THE TASK - Show all lines holding "with".

MATERIAL FOR THIS TASK -
--- BEGIN ---
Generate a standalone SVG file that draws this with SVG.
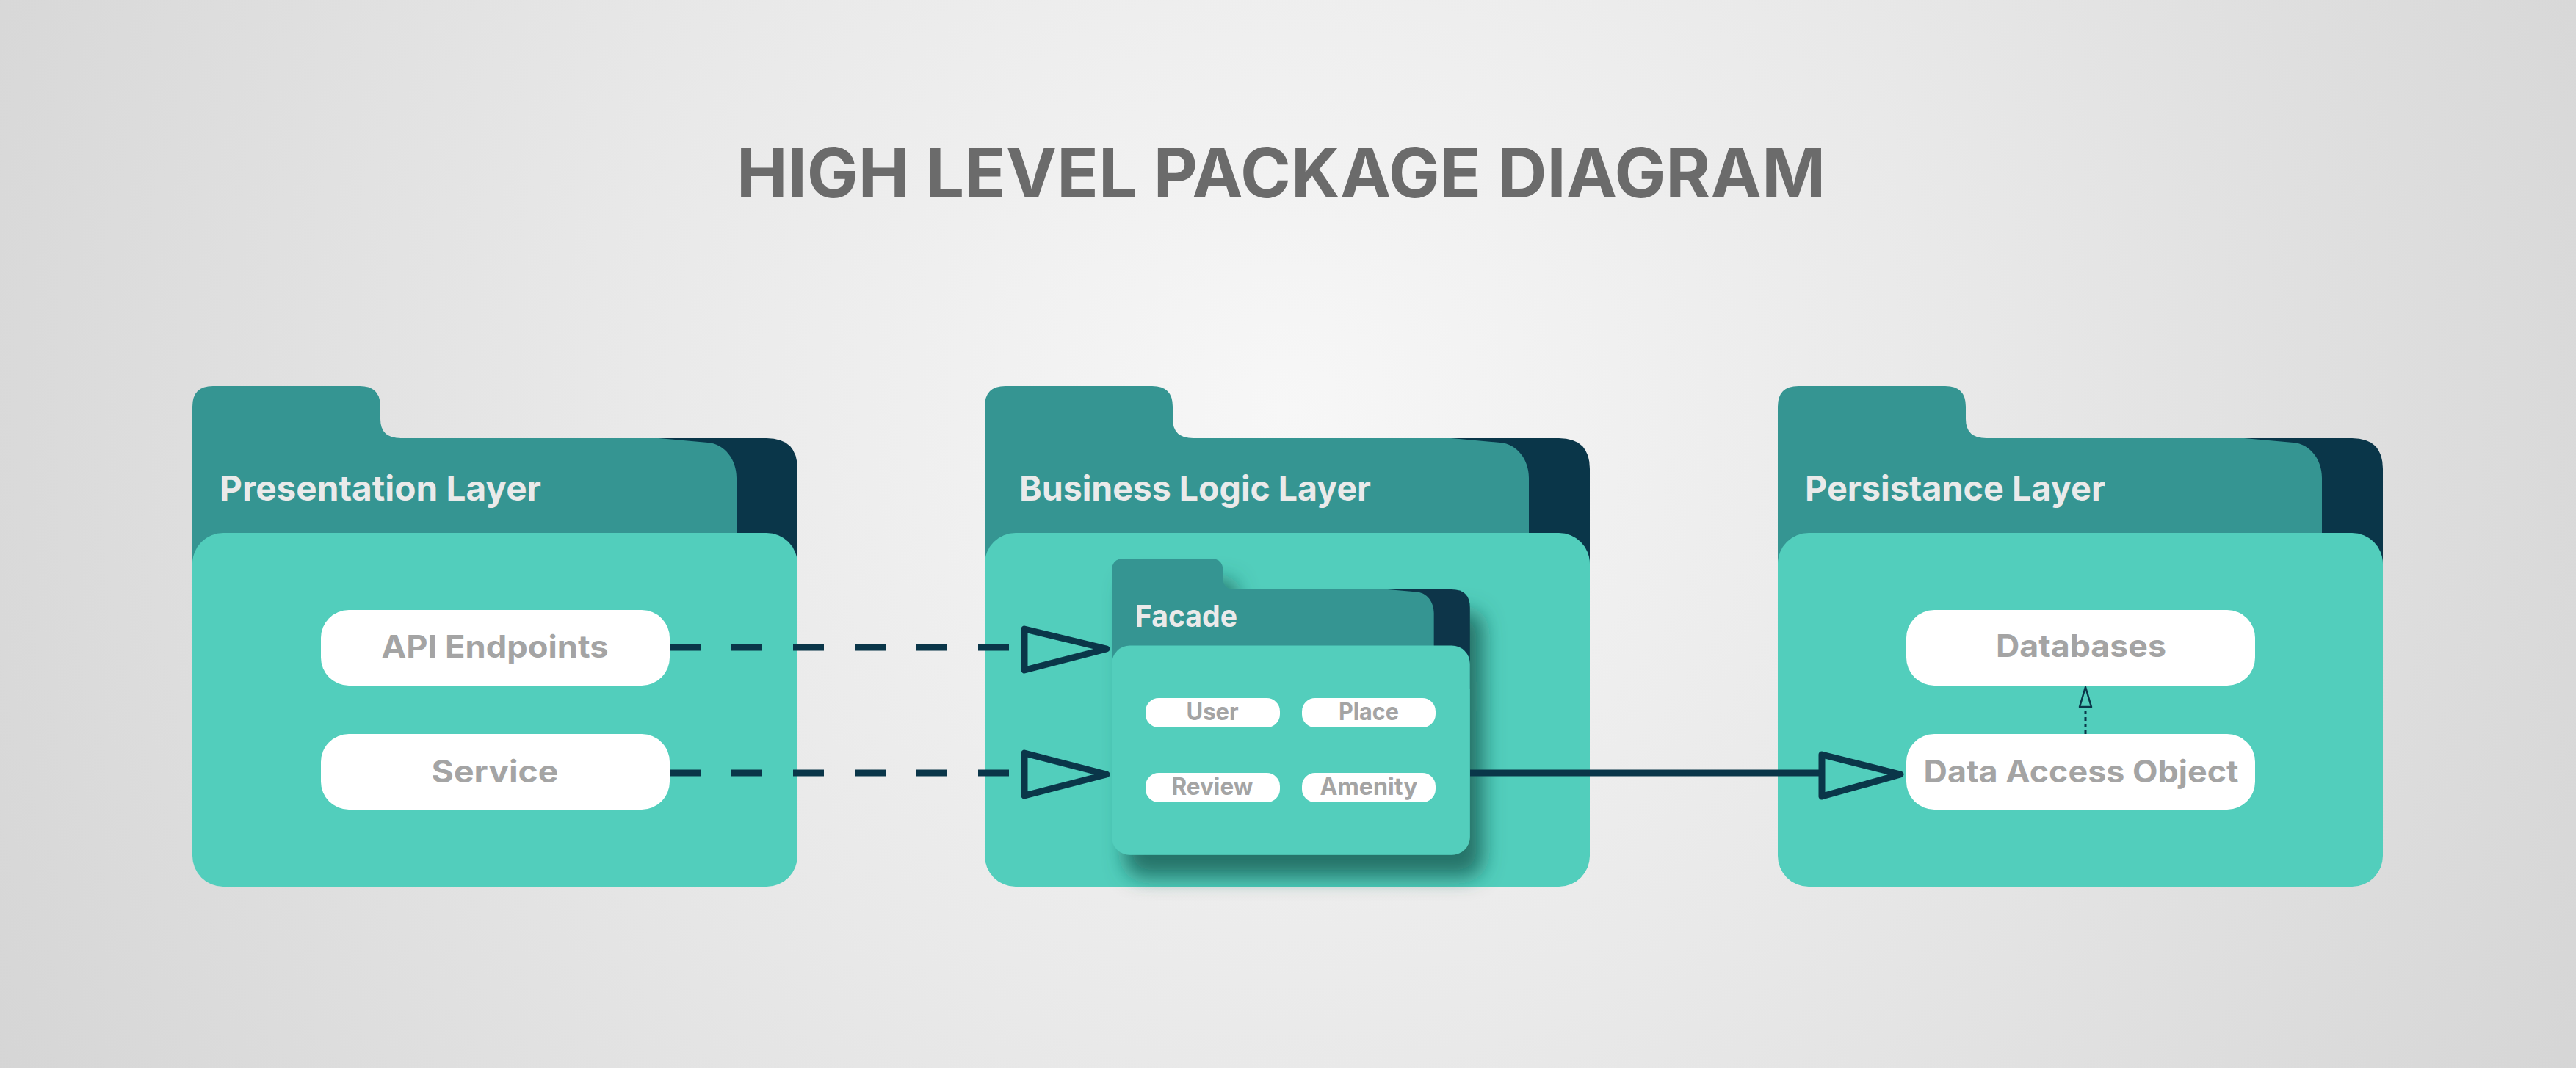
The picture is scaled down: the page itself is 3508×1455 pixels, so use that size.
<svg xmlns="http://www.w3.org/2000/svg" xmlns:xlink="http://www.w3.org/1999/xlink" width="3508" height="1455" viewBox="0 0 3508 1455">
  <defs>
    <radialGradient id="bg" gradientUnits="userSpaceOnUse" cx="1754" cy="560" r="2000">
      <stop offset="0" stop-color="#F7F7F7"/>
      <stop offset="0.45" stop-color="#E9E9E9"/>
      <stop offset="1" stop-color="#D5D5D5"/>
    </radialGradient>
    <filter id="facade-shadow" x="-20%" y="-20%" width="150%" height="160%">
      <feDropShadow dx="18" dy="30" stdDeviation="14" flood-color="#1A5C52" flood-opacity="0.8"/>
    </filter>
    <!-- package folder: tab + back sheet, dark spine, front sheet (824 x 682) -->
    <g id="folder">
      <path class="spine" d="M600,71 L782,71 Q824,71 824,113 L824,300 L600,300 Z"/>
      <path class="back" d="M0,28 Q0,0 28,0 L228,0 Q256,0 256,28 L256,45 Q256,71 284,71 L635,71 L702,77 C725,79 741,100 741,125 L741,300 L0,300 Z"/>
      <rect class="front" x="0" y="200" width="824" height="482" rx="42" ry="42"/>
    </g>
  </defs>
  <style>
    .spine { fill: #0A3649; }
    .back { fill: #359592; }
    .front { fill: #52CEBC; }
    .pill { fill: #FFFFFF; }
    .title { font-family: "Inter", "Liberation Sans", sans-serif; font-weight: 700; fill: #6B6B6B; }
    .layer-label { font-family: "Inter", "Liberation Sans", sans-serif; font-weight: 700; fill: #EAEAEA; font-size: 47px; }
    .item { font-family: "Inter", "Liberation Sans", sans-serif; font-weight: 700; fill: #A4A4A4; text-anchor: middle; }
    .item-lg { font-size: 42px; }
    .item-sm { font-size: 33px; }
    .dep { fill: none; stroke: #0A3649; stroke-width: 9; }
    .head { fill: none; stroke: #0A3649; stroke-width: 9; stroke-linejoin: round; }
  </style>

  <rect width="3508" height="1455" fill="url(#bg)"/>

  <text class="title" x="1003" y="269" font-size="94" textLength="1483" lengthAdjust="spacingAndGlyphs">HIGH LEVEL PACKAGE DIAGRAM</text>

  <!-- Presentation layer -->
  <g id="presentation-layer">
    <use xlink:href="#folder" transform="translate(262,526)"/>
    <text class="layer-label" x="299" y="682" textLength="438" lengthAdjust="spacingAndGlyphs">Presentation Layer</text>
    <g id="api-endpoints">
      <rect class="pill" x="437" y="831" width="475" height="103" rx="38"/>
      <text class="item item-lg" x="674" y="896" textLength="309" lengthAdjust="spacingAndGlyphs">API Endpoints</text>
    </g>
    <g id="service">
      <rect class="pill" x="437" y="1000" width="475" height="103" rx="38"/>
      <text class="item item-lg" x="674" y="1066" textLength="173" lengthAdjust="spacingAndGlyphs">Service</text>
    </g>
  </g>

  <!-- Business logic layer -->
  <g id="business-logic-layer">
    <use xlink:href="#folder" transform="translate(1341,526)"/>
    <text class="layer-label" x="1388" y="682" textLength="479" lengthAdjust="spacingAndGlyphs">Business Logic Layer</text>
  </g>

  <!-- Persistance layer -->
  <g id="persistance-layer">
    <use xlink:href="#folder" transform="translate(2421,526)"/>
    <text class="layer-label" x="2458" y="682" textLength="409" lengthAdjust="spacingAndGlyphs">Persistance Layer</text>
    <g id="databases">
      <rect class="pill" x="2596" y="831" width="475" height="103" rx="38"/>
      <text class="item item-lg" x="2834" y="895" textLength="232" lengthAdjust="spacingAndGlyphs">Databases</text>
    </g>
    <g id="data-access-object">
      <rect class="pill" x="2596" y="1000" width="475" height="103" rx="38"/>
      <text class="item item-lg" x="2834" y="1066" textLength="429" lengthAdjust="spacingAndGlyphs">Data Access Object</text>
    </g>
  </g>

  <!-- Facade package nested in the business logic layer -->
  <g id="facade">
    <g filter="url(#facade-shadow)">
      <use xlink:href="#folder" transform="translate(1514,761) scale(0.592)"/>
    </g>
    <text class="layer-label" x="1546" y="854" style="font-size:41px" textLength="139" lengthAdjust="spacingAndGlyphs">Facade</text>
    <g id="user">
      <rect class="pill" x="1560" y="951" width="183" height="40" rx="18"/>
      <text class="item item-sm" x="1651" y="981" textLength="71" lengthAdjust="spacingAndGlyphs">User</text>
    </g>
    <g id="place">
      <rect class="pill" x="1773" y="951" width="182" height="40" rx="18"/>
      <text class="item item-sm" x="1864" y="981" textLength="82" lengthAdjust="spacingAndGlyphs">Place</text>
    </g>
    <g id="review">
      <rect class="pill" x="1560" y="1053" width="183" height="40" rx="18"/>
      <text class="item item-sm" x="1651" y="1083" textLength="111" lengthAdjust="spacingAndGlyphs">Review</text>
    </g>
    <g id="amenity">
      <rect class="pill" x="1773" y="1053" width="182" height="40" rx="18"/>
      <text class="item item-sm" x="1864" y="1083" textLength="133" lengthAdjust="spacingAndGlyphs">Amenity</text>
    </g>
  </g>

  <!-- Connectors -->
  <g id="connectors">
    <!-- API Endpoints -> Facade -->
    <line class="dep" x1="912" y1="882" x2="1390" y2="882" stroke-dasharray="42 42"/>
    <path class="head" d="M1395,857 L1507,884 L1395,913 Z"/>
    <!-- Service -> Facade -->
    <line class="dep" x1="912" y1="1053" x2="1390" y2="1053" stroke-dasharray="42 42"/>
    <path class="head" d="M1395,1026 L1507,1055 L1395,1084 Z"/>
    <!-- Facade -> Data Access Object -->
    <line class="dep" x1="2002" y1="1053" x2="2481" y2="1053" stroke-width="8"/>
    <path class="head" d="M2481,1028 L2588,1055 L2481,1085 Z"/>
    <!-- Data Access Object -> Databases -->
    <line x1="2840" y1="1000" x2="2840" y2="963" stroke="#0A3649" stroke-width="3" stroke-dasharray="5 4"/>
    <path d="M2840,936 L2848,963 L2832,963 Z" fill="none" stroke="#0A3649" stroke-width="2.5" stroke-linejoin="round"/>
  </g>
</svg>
--- END ---
--- BEGIN ---
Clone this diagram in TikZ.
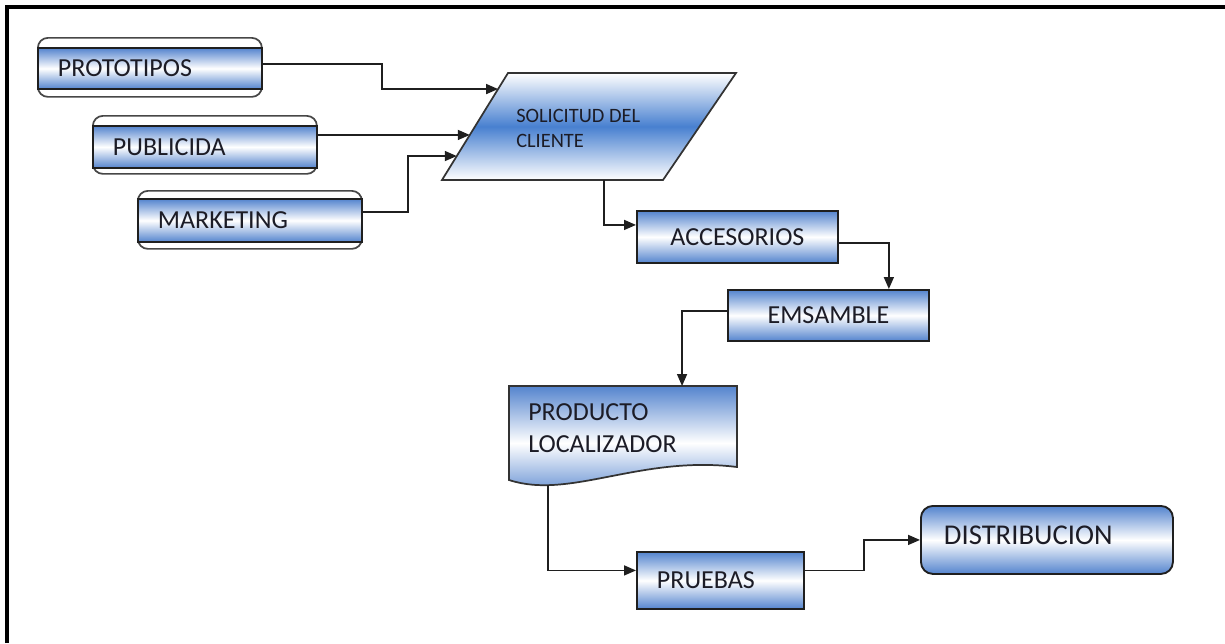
--- END ---
--- BEGIN ---
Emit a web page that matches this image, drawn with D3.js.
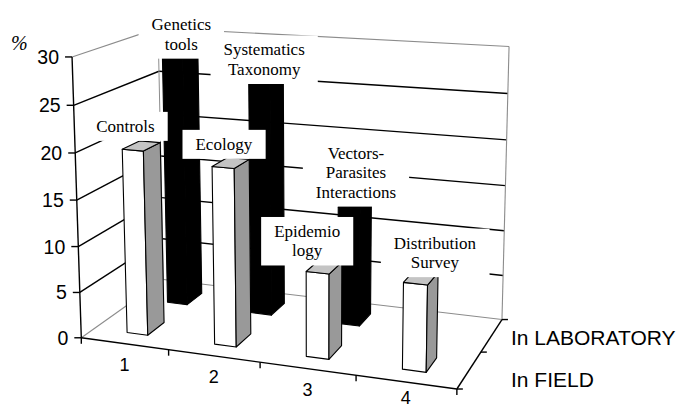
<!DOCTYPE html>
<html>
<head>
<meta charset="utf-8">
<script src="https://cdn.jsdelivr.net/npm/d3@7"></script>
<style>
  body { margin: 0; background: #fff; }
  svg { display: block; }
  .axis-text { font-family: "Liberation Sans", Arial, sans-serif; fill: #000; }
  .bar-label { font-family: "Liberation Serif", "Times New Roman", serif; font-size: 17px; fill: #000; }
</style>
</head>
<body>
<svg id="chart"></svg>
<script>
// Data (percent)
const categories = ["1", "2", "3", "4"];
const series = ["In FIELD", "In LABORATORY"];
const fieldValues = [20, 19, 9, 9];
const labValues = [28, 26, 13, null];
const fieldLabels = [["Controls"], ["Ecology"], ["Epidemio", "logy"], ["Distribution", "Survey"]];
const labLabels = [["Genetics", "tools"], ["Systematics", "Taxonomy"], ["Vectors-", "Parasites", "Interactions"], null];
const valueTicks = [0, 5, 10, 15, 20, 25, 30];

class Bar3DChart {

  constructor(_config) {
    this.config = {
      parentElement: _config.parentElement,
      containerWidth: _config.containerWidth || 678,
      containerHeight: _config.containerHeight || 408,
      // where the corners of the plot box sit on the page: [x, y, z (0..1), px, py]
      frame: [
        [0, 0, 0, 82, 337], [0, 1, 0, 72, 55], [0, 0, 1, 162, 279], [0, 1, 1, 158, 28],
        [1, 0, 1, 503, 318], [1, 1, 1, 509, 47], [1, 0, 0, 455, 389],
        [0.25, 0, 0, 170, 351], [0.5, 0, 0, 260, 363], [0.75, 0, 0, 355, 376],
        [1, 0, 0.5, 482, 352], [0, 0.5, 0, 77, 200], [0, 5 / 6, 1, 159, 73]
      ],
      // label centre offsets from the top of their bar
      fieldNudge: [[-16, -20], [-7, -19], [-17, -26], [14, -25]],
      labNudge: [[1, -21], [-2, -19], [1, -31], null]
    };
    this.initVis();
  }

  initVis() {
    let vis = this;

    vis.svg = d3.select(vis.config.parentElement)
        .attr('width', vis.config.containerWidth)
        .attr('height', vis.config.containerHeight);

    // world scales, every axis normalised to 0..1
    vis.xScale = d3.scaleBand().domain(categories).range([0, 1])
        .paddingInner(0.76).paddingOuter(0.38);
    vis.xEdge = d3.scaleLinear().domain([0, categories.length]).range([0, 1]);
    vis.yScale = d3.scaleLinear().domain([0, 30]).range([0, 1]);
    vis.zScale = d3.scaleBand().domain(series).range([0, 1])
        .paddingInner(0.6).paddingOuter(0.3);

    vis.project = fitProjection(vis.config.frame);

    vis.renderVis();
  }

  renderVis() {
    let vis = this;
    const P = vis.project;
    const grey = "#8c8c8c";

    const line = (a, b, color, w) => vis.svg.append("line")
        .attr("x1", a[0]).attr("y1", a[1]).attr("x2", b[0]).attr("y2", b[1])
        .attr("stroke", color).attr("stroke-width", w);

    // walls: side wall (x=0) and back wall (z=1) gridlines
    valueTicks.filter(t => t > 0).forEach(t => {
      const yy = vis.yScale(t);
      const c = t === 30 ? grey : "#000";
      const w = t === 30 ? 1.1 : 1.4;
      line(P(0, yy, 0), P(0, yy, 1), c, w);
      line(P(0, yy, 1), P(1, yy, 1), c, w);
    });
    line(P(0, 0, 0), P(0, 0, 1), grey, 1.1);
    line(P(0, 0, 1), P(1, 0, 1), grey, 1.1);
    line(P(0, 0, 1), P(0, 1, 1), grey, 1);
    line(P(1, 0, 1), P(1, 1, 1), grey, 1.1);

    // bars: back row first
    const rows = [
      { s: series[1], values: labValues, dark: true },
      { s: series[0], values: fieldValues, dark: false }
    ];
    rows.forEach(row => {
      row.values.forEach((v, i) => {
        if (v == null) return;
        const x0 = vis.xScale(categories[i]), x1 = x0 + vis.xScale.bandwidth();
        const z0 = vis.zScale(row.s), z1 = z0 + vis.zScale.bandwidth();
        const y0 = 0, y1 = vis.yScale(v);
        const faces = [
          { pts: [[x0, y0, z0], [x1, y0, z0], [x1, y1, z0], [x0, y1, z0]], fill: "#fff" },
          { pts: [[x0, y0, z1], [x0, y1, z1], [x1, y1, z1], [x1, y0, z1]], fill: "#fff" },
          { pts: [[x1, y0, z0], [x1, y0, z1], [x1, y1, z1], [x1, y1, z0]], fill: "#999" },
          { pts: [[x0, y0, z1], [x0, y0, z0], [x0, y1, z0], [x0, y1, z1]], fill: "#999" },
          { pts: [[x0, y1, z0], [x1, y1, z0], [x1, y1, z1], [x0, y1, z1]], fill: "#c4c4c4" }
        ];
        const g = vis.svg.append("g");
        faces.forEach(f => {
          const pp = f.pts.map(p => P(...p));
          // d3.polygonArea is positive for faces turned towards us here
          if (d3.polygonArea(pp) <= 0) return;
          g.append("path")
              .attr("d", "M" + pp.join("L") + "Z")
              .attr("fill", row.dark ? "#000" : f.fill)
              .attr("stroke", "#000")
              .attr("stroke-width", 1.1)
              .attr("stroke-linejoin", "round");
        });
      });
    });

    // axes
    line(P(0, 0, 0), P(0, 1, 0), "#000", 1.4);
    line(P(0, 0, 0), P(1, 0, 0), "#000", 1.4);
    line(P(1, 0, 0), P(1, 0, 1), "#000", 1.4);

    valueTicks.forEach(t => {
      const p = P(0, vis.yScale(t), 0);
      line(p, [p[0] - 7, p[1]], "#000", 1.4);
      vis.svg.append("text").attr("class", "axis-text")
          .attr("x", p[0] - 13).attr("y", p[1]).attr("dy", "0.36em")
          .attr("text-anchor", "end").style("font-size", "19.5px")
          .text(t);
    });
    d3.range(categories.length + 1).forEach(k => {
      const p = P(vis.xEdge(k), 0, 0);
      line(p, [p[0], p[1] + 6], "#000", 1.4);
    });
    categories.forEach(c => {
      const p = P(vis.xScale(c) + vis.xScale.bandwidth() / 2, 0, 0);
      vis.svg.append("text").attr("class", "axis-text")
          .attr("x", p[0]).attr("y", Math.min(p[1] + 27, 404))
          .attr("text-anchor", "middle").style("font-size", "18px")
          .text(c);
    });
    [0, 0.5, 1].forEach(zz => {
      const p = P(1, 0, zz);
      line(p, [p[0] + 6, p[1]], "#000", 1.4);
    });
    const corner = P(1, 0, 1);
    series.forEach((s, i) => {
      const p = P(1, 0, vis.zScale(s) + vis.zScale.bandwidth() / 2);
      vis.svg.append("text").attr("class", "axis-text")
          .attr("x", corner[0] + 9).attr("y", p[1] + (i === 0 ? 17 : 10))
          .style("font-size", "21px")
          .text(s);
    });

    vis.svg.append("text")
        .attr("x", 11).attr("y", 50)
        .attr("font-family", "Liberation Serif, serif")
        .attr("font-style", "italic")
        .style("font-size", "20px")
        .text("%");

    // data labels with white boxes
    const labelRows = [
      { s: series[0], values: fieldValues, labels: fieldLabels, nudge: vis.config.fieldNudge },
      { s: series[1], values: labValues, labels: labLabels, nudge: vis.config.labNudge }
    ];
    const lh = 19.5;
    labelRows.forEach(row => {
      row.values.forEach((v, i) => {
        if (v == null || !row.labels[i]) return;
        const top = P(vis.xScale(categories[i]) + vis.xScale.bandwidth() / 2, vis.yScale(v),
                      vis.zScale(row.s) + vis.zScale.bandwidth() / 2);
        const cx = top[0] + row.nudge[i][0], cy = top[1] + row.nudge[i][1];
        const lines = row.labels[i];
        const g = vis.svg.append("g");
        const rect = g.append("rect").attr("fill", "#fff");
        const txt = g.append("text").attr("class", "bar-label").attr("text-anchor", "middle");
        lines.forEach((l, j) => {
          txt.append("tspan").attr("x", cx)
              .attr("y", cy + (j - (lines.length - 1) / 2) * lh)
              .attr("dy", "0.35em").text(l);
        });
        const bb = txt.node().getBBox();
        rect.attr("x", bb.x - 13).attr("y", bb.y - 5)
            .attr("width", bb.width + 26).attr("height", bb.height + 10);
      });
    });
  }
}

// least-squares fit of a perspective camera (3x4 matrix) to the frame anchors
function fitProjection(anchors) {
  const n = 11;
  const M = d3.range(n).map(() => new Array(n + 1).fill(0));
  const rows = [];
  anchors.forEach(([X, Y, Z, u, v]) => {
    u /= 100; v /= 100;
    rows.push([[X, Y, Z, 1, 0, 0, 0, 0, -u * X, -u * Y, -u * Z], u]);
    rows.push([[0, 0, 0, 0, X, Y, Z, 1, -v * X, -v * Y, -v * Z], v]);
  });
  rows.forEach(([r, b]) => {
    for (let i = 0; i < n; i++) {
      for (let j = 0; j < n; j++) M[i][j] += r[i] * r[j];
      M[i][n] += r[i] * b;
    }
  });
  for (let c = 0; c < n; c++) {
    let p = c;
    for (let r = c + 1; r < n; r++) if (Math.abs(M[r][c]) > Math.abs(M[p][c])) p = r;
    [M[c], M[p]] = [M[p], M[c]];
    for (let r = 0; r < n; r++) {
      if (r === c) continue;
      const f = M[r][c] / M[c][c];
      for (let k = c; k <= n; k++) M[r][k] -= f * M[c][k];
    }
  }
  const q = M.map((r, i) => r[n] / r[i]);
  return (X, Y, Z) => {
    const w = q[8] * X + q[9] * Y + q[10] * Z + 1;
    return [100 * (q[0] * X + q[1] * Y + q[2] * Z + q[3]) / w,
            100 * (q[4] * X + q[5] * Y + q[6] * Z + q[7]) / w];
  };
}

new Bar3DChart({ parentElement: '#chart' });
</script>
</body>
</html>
--- END ---
TASK ANSWER -
Generate a standalone SVG file that draws this with SVG.
Emit a web page that matches this image, drawn with D3.js.
    // data labels with white boxes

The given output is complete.